— begin Dataset records —
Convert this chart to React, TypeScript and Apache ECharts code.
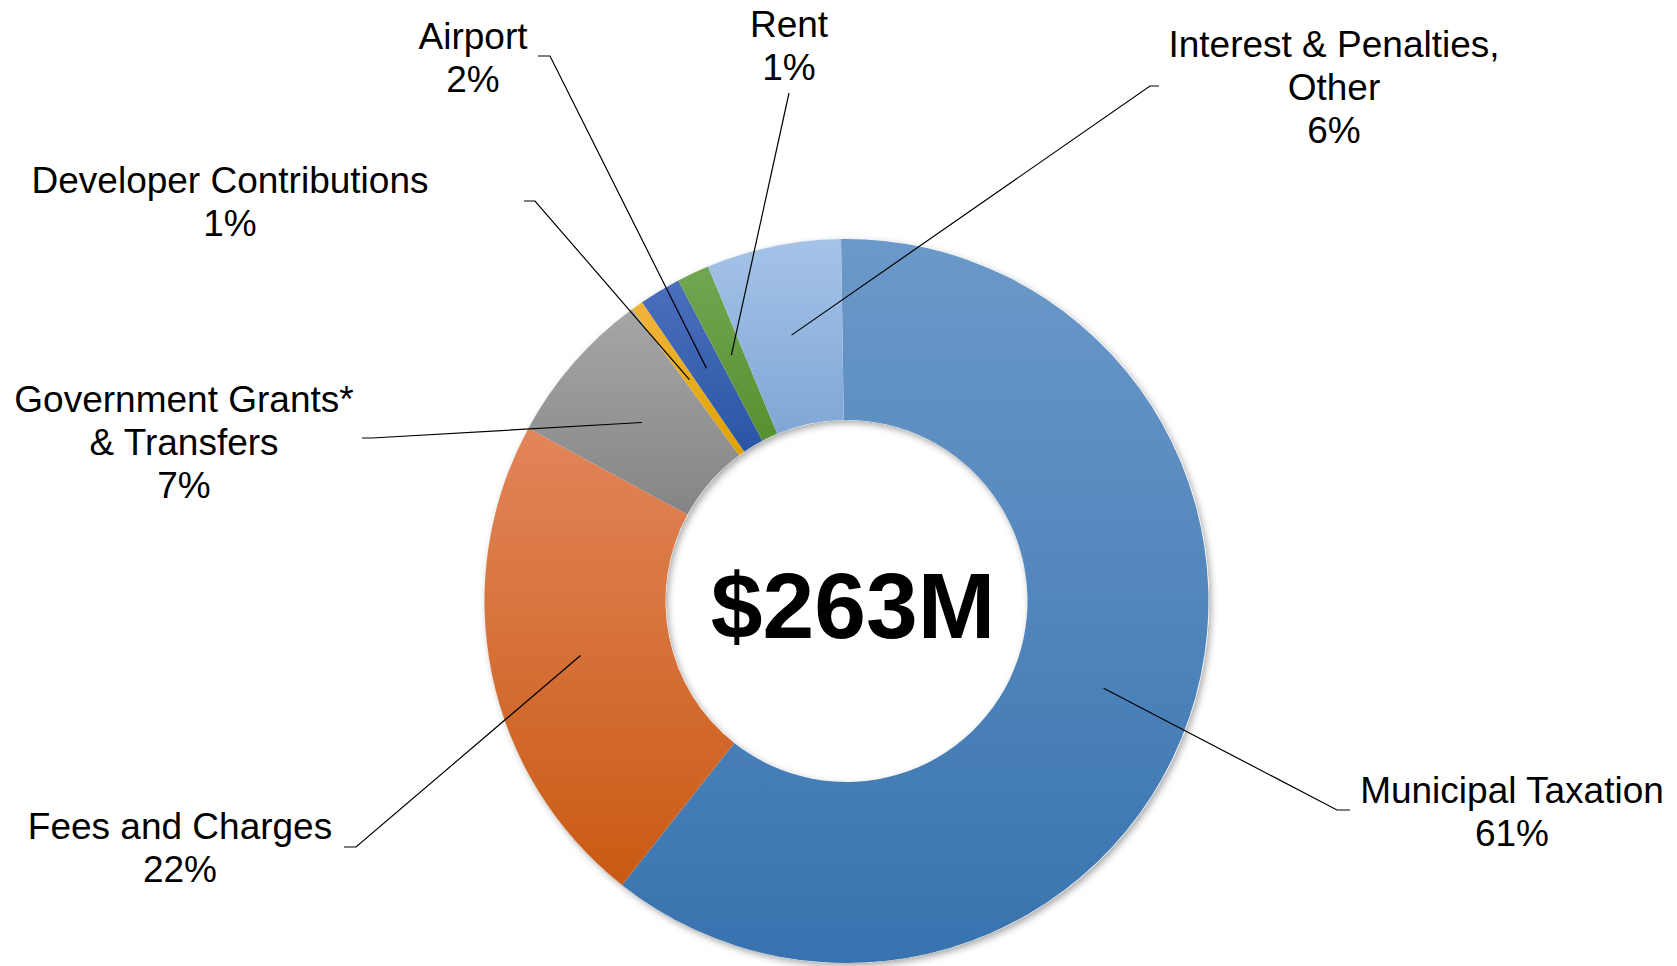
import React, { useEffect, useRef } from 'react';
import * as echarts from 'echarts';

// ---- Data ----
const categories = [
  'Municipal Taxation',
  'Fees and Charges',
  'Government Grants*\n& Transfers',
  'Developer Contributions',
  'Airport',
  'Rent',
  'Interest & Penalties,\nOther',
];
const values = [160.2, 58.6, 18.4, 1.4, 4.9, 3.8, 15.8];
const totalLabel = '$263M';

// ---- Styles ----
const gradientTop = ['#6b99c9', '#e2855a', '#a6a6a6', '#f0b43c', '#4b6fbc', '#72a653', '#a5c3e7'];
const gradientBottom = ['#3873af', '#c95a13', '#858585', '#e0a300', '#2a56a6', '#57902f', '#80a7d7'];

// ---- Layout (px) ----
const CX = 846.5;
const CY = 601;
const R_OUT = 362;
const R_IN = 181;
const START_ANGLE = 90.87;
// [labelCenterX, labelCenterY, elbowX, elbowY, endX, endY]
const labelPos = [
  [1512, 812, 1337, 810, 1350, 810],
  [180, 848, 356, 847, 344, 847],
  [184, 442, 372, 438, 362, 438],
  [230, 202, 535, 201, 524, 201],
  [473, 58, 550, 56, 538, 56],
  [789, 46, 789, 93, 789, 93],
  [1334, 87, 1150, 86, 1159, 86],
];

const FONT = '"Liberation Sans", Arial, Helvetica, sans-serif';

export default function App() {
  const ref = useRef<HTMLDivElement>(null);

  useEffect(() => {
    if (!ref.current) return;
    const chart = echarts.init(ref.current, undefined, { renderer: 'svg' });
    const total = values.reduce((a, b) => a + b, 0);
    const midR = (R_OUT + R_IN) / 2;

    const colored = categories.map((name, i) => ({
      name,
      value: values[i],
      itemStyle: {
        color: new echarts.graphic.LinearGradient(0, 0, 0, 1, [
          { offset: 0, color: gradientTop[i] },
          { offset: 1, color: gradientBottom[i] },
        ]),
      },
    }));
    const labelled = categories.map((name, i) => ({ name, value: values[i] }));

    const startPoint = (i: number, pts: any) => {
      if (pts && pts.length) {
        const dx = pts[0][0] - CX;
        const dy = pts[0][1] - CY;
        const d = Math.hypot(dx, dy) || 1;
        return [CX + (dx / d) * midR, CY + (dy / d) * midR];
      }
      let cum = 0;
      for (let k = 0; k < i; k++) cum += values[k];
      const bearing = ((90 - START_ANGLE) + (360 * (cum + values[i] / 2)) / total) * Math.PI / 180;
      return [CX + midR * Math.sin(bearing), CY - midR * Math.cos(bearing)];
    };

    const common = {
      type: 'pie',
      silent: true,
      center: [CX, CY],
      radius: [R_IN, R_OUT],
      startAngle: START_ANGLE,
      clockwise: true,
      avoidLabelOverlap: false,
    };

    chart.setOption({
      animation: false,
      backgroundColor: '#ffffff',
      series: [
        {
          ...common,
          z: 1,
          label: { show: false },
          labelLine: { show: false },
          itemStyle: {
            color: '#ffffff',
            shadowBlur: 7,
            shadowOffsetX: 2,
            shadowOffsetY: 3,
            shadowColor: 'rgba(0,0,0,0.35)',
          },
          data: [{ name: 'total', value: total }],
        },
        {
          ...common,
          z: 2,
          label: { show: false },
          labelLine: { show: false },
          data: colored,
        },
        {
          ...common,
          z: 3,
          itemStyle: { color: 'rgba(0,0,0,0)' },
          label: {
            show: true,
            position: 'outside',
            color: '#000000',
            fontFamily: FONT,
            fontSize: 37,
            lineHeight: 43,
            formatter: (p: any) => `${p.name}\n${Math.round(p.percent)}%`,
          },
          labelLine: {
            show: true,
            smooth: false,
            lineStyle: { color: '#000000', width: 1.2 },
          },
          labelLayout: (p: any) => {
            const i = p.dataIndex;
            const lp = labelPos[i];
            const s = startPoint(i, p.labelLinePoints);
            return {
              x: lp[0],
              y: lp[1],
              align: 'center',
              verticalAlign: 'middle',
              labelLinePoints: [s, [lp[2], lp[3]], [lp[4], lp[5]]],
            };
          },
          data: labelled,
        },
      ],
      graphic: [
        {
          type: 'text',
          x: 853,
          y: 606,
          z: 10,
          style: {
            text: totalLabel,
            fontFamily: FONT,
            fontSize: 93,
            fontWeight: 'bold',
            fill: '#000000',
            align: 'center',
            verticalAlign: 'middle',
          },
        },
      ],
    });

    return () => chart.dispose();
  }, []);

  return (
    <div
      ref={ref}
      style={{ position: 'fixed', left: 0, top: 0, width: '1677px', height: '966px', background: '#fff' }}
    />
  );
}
— end Dataset records —
— begin Dataset records —
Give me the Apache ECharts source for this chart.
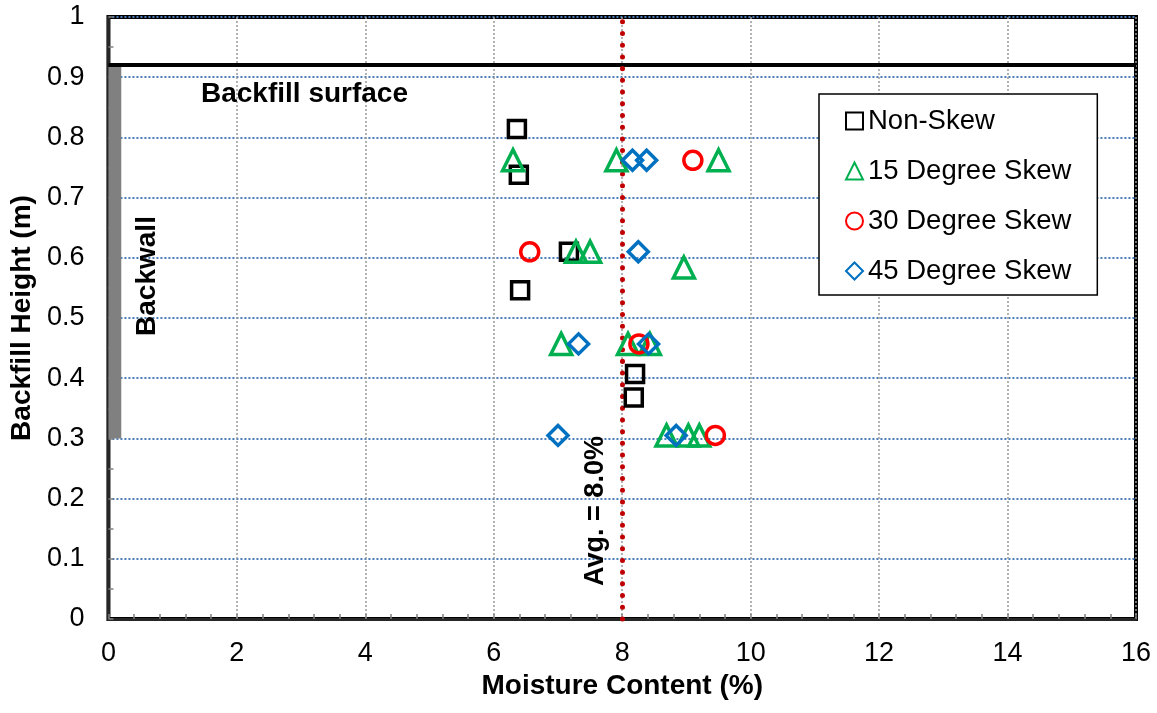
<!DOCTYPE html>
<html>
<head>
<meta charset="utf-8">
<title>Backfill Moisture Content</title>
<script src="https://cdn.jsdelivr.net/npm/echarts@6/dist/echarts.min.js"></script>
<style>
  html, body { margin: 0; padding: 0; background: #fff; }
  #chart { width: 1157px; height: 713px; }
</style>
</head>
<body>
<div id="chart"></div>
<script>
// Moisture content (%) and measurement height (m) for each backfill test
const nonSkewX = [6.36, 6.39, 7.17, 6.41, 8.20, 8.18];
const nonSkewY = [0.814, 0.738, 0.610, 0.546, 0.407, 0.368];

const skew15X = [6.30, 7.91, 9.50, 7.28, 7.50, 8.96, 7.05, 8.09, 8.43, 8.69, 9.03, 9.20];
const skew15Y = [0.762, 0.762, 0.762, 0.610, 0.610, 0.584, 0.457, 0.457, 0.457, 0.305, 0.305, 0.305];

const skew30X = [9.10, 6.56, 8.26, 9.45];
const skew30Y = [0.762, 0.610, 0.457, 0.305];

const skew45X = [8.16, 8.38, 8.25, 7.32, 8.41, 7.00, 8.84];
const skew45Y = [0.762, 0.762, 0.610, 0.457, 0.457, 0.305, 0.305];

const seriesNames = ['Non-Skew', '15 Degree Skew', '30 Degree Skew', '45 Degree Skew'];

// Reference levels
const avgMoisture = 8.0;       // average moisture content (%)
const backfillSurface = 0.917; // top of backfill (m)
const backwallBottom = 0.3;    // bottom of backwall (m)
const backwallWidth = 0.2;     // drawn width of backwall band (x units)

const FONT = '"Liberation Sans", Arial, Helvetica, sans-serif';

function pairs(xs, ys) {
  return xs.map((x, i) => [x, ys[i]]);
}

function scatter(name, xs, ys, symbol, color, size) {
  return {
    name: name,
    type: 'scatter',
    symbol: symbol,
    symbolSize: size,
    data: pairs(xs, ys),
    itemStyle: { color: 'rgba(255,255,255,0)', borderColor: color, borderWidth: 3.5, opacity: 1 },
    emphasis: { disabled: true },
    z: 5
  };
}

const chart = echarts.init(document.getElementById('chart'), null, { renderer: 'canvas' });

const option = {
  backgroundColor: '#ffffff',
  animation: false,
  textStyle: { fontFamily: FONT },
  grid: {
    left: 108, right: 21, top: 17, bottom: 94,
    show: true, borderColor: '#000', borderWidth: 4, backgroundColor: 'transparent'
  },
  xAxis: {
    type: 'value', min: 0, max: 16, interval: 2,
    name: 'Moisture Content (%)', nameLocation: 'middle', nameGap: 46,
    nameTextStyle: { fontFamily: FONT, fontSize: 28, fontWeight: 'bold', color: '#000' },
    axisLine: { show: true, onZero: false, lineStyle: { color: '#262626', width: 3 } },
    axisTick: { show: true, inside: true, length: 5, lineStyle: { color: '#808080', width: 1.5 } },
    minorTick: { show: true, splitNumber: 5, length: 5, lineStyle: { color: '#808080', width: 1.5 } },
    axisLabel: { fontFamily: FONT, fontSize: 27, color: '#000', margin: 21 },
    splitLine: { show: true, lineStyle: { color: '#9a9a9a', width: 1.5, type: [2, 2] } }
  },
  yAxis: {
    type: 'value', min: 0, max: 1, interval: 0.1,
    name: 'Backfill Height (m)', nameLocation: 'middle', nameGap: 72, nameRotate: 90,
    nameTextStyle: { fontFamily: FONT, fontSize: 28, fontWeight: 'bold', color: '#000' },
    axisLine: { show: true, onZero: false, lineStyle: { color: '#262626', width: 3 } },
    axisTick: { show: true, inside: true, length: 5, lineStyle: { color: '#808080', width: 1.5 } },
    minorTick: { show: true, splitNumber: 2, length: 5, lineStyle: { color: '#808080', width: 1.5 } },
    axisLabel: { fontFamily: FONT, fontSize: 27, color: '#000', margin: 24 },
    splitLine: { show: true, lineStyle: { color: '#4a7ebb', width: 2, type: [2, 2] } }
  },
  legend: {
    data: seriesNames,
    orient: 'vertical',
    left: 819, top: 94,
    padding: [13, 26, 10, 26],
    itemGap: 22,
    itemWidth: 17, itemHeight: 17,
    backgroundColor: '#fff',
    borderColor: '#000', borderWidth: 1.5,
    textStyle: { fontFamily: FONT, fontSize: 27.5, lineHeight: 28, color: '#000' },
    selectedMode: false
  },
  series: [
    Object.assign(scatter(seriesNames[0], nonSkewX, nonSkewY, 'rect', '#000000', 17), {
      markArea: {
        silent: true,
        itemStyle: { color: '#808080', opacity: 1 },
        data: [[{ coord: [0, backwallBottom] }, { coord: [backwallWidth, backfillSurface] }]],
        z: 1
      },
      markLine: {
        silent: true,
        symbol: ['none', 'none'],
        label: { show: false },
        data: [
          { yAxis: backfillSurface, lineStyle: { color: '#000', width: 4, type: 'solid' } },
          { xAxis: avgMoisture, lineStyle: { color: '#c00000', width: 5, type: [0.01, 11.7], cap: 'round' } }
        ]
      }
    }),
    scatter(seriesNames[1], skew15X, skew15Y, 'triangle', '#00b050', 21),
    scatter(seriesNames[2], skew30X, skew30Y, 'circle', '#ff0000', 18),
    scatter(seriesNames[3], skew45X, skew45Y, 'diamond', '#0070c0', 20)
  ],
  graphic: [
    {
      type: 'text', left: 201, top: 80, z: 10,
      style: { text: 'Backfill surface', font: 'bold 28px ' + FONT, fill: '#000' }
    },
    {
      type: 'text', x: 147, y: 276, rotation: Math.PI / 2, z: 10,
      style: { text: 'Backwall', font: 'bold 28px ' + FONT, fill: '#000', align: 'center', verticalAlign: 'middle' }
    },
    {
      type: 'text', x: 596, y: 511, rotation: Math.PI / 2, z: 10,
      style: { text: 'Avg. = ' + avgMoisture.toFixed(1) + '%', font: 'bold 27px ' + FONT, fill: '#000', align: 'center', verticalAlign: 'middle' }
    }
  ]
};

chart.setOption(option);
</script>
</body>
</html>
— end Dataset records —
— begin Dataset records —
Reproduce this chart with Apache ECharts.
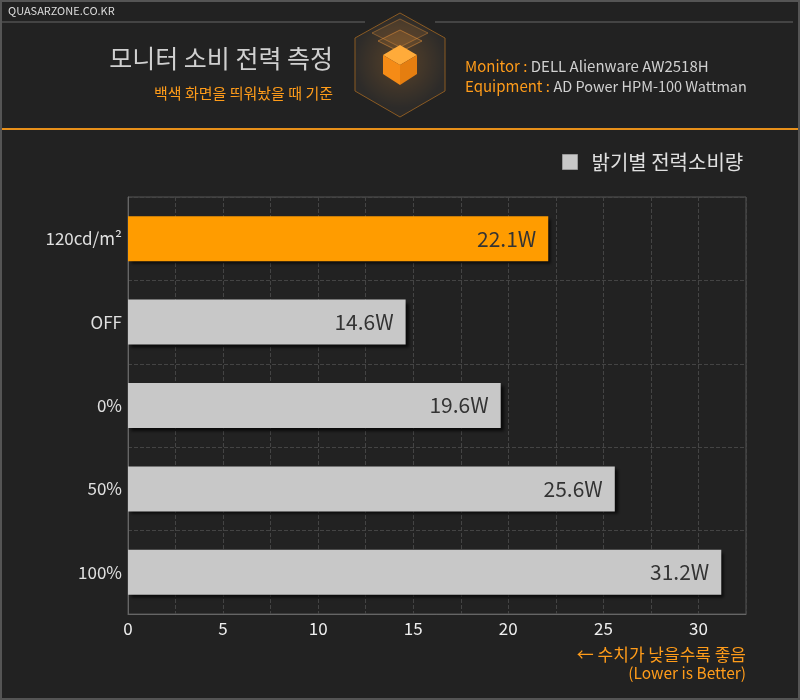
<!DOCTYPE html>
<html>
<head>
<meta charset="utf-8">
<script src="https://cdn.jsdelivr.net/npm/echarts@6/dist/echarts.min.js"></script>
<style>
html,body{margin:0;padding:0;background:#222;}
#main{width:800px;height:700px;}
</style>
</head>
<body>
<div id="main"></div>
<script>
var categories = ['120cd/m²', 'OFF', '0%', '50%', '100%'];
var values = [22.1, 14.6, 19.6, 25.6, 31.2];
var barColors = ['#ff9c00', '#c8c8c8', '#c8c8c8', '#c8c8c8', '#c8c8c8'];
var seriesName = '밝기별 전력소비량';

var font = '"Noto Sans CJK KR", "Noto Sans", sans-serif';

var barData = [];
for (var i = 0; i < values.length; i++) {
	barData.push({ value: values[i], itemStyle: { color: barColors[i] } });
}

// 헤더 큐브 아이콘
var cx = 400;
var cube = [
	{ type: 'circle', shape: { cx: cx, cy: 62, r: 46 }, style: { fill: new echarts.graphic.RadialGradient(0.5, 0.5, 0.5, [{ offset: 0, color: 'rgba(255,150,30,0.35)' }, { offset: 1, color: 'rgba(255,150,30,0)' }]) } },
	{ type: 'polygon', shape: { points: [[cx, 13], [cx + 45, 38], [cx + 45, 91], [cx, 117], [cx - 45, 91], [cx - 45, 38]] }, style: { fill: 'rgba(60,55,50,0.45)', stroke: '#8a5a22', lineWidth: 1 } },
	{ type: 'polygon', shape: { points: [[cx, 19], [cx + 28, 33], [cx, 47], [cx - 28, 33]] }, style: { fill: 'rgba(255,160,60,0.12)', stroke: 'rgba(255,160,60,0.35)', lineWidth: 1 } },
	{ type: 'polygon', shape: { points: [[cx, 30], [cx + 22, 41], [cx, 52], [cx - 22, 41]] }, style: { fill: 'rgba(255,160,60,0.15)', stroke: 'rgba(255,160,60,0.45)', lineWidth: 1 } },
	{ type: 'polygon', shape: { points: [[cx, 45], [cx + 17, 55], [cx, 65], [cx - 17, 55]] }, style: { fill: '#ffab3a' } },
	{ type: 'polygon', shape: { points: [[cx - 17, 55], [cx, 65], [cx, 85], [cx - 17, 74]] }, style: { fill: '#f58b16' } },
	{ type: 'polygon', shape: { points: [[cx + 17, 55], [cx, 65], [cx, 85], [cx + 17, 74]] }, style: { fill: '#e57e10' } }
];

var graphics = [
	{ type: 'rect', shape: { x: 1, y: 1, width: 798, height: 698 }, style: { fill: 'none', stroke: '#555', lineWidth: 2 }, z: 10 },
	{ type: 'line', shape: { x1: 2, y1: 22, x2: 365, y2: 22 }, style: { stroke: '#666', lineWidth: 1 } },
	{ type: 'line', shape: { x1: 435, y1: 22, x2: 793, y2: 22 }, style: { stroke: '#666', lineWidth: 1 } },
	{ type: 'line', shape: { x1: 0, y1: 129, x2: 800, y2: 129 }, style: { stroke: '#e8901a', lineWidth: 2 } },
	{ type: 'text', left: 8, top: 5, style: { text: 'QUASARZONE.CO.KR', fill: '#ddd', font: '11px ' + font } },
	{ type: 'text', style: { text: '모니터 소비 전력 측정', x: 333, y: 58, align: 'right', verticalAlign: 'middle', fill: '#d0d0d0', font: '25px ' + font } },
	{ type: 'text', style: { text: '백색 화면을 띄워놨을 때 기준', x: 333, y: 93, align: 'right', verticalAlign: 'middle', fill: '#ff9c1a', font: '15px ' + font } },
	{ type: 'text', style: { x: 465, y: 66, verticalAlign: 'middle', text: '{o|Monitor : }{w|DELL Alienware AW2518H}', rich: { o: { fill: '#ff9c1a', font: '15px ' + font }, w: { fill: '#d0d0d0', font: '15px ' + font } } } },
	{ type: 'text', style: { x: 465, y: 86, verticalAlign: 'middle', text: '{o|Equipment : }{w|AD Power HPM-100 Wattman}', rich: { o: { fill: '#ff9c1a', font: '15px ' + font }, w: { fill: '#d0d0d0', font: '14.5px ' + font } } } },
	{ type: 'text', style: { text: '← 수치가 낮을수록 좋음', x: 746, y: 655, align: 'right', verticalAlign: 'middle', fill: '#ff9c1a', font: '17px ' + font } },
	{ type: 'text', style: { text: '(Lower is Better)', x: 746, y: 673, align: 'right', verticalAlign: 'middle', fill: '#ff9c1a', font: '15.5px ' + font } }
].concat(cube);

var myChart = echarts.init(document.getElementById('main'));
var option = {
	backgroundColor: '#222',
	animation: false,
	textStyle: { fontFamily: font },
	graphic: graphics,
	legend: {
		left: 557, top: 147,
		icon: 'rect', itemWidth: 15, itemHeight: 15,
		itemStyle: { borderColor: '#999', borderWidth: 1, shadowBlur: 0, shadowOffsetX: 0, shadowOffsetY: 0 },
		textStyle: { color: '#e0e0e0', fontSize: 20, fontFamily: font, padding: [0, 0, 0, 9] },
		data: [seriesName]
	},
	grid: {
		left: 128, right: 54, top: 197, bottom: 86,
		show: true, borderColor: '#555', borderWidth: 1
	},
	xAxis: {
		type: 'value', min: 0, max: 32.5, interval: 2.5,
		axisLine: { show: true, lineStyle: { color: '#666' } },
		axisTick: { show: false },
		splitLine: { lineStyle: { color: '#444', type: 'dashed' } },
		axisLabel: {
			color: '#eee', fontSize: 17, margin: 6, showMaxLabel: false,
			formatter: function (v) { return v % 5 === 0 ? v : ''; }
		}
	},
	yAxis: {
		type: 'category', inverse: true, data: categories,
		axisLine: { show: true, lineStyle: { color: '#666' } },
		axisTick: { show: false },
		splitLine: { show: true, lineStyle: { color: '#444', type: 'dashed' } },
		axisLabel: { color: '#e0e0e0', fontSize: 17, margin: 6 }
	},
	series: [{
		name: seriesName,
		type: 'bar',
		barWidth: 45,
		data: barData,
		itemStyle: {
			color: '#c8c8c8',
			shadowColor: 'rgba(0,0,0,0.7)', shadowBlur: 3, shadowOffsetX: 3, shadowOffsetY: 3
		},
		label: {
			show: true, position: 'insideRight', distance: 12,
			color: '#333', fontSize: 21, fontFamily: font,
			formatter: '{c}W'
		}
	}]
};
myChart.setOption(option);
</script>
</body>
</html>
— end Dataset records —
Task description - Search the data above for the string "React" and copy each line that has it.

Result for this exercise -
Convert this chart to React, TypeScript and Apache ECharts code.
import React, { useEffect, useRef } from 'react';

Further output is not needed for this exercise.